According to property consultancy CBRE, prices of new homes in India's financial capital Mumbai were down 2-5% in the October-December period from the previous quarter.
Liases Foras, another property research firm, said prices in the city had dropped 1%. Both said that the rate at which prices were growing in the other cities, too, had come down significantly.
"Pressure is building up. We are likely to see a correction soon if the sentiment remains the same," said Anshuman Magazine, CBRE's chairman and managing director for South Asia.
Data also showed a 16% quarter-onquarter drop in home sales across top cities, a sign that inventory build-up across the country due to economic slowdown could worsen.
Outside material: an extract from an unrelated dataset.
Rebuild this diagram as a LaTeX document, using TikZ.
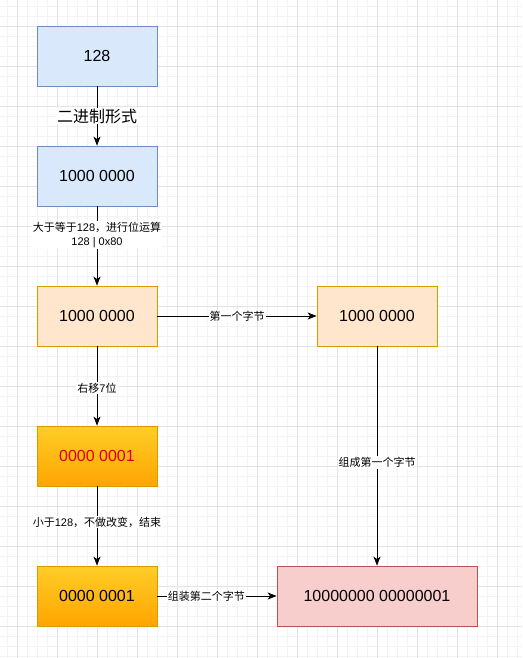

Over the last 12 months, home sales have dropped across cities (14% in Bangalore, 32% in Chennai, 25% in Hyderabad, 10% in the national capital region), increasing pressure on developers who are already facing funding problems.
"The situation is so bad that many developers have been forced to bring down the prices," said builder Lalit Kumar Jain, who is also head of the Confederation of Real Estate Developers Associations of India (Credai).
CBRE said that while new launches in some parts of Mumbai happened at lower price points, other cities have started facing pricing pressure due to a flurry of new project launches. Another property advisor, Jones Lang LaSalle, said that while price correction has started in some areas of Mumbai, in most others, prices have remained stagnant.
According to Liases Foras, the top six property markets in the country saw close to 100 million sq ft of housing space being launched in the December quarter. It was the highest since the spike in project launches after the recession of 2008-09 and about 28% more than that in the previous quarter. "We've reached the tipping point and it may be the start of a correction," said Pankaj Kapoor, managing director of the research firm.
Sales of new homes in India have dropped due to high interest rates and the job insecurity due to the economic slowdown. According to Liases Foras, unsold inventory at the end of December quarter was higher than the previous quarter's at 602 million sq ft, which would take up to 29 months to be sold at the current pace of absorption.